- Occupation: Writer
- Years active: 2012 - Present

= Andrew Briedis =

American writer and comedian

Andrew Briedis is an American writer, comedian, satirist, and actor. He is best known for creating the satirical Internet personality Annoying Actor Friend. He has written for Saturday Night Live and appeared on Netflix's Unbreakable Kimmy Schmidt.

==Early life==
Briedis grew up in San Diego, CA and attended La Costa Canyon High School (LCC), then The Hartt School where he pursued a degree in theatre.

==Annoying Actor Friend==

In 2012, Briedis launched Annoying Actor Friend on Twitter. The account initially operated anonymously and satirized the social media behavior of actors, specifically those who work in the Broadway industry.
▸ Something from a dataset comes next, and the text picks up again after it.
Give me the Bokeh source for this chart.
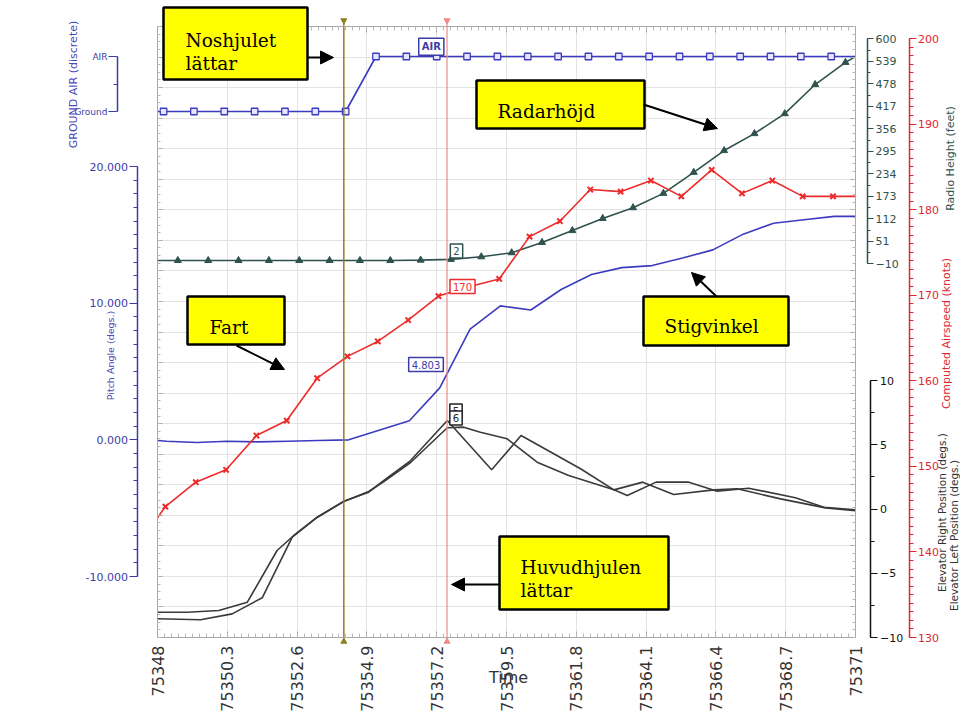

It immediately caught the attention of the theatrical community, inspiring Briedis to write a book under the pseudonym entitled #SOBLESSED: The Annoying Actor Friend's Guide to Werking in Show Business which debuted on Amazon as the #1 Theater and Parody book in 2013. An audiobook benefiting Broadway Cares/Equity Fights AIDS was released in 2014 and features a voice cast of Alan Cumming, Megan Hilty, Lesli Margherita, Will Swenson, Keala Settle, Tituss Burgess, Andrew Keenan-Bolger, Krysta Rodriguez, and Brian Dennehy. A sequel to #SOBLESSED entitled #GRATEFUL: Everything Happens for a Reason was released in 2015.

Briedis revealed his identity in 2015 and was nominated for a Shorty Award honoring excellence in Social Media for his work on Annoying Actor Friend.

==Career==

Briedis has served as a guest writer for Saturday Night Live. He currently writes and performs on the web series Turning the Tables.